Politicians have called on Financial Secretary Paul Chan Mo-po to use the government’s large cash reserves to boost public spending, and ditch the usual principle of keeping outgoings below 20 per cent of the city’s gross domestic product.
Democratic Party chairman Wu Chi-wai said today that if the government is willing to spend 21 to 22 per cent of GDP, the difference in spending could support the economy and boost people’s livelihoods.
“If we look at our financial situation, we can spend one to two per cent more,” Wu said on an RTHK programme today. Hong Kong’s GDP was HK$2.40 trillion in 2015.
When former financial secretary John Tsang Chun-wah announced his budget in February last year, he revealed that he had inaccurately predicted the size of the budget for the eighth year in a row. He said the surplus would be HK$63.8 billion for the financial year ending in March last year, six times higher than his original projection of HK$9.1 billion.
Tsang, who is now running for chief executive, also predicted that the 2016-17 financial year would see a surplus of HK$36.8 billion. The fiscal reserve stood at HK$860 billion when Tsang made his budget speech last year.
Speaking on the same show as Wu, Horace Cheung Kwok-kwan, vice-chairman of the Democratic Alliance for the Betterment and Progress of Hong Kong, also said the government had been “too conservative” in its fiscal beliefs.
He said: “Why can’t the government spend more money if it can afford it? It should be considered investments instead of expenditure. It’s investment in Hong Kong’s future.”

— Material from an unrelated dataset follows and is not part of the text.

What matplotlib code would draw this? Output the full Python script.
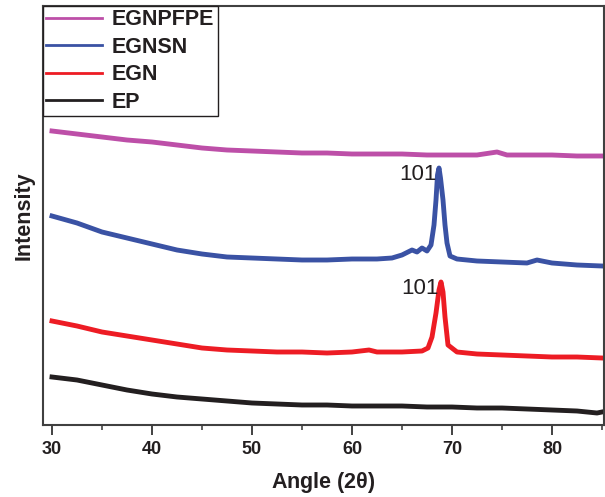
import matplotlib
matplotlib.use("Agg")
import matplotlib.pyplot as plt
from matplotlib.lines import Line2D

plt.rcParams["font.family"] = ["Liberation Sans", "DejaVu Sans"]

# Data (intensity in arbitrary units, offset stacked)
labels = ["EGNPFPE", "EGNSN", "EGN", "EP"]
colors = ["#BD4FA8", "#3A52A4", "#ED1C24", "#231F20"]

angle_egnpfpe = [30, 32.5, 35, 37.5, 40, 42.5, 45, 47.5, 50, 52.5, 55, 57.5, 60,
                 62.5, 65, 67.5, 70, 72.5, 74.5, 75.5, 77.5, 80, 82.5, 85]
int_egnpfpe = [294, 291, 288, 285, 283, 280, 277, 275, 274, 273, 272, 272, 271,
               271, 271, 270, 270, 270, 273, 270, 270, 270, 269, 269]

angle_egnsn = [30, 32.5, 35, 37.5, 40, 42.5, 45, 47.5, 50, 52.5, 55, 57.5, 60,
               62.5, 64, 65, 66, 66.5, 67, 67.5, 67.9, 68.2, 68.4, 68.55, 68.7,
               68.85, 69.1, 69.3, 69.5, 69.8, 70.5, 72.5, 75, 77.5, 78.5, 80, 82.5, 85]
int_egnsn = [209, 202, 193, 187, 181, 175, 171, 168, 167, 166, 165, 165, 166,
             166, 167, 170, 175, 173, 177, 174, 180, 200, 225, 250, 257,
             247, 225, 200, 182, 169, 166, 164, 163, 162, 165, 162, 160, 159]

angle_egn = [30, 32.5, 35, 37.5, 40, 42.5, 45, 47.5, 50, 52.5, 55, 57.5, 60,
             61.7, 62.5, 65, 67, 67.6, 68.0, 68.4, 68.7, 68.9, 69.1, 69.3, 69.6,
             70.5, 72.5, 75, 77.5, 80, 82.5, 85]
int_egn = [104, 99, 93, 89, 85, 81, 77, 75, 74, 73, 73, 72, 73,
           75, 73, 73, 74, 77, 88, 112, 135, 143, 133, 108, 80,
           73, 71, 70, 69, 68, 68, 67]

angle_ep = [30, 32.5, 35, 37.5, 40, 42.5, 45, 47.5, 50, 52.5, 55, 57.5, 60,
            62.5, 65, 67.5, 70, 72.5, 75, 77.5, 80, 82.5, 84.5, 85]
int_ep = [48, 45, 40, 35, 31, 28, 26, 24, 22, 21, 20, 20, 19,
          19, 19, 18, 18, 17, 17, 16, 15, 14, 12, 13]

peak_labels = ["101", "101"]
peak_angles = [68.7, 68.9]
peak_heights = [257, 143]

series = [
    (angle_egnpfpe, int_egnpfpe),
    (angle_egnsn, int_egnsn),
    (angle_egn, int_egn),
    (angle_ep, int_ep),
]

fig = plt.figure(figsize=(6.05, 4.97), dpi=100)
ax = fig.add_axes([43 / 605, (497 - 425) / 497, (604 - 43) / 605, (425 - 6) / 497])

for (x, y), c in zip(series, colors):
    ax.plot(x, y, color=c, lw=3.5, solid_joinstyle="round")

# peak annotations
for lab, px, py in zip(peak_labels, peak_angles, peak_heights):
    ax.text(px - 0.25, py - 7, lab, ha="right", va="center", fontsize=16,
            color="#231F20")

ax.set_xlim(29.1, 85.2)
ax.set_ylim(0, 419)
ax.set_xticks([30, 40, 50, 60, 70, 80])
ax.set_xticks([35, 45, 55, 65, 75, 85], minor=True)
ax.set_yticks([])
ax.tick_params(axis="x", which="major", direction="out", length=7.5, width=1.3,
               pad=4, labelsize=13, colors="#333333")
ax.tick_params(axis="x", which="minor", direction="out", length=3.5, width=1.1,
               colors="#333333")
for lab in ax.get_xticklabels():
    lab.set_fontweight("bold")
    lab.set_color("#231F20")
for sp in ax.spines.values():
    sp.set_linewidth(1.5)
    sp.set_color("#404040")

ax.set_xlabel(r"Angle ($\mathregular{2\theta}$)", fontsize=15.5, fontweight="bold",
              color="#231F20", labelpad=9)
ax.set_ylabel("Intensity", fontsize=15.5, fontweight="bold", color="#231F20",
              labelpad=6)

handles = [Line2D([], [], color=c, lw=2) for c in colors]
leg = ax.legend(handles, labels, loc="upper left", bbox_to_anchor=(0, 1),
                borderaxespad=0, fancybox=False, framealpha=1, edgecolor="#231F20",
                handlelength=2.6, handletextpad=0.45, labelspacing=0.3,
                borderpad=0.16, prop={"weight": "bold", "size": 15.5})
leg.get_frame().set_linewidth(1.0)
for t in leg.get_texts():
    t.set_color("#231F20")

fig.savefig("out.png", dpi=100)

The Democratic Party’s Wu said businesses making big profits should pay more tax.
But he said the government might say that would mean a small group of rich businesses paying the most tax, which officials would not favour.
Yesterday, Financial Secretary Chan wrote on his blog that many people suggested he use the government’s large reserves to introduce short-term measures to relieve Hongkongers’ everyday financial pressures. Others have advised him to spend money supporting new industries in the long-term, he wrote.
He said he would consider all suggestions, ahead of his budget announcement on February 22.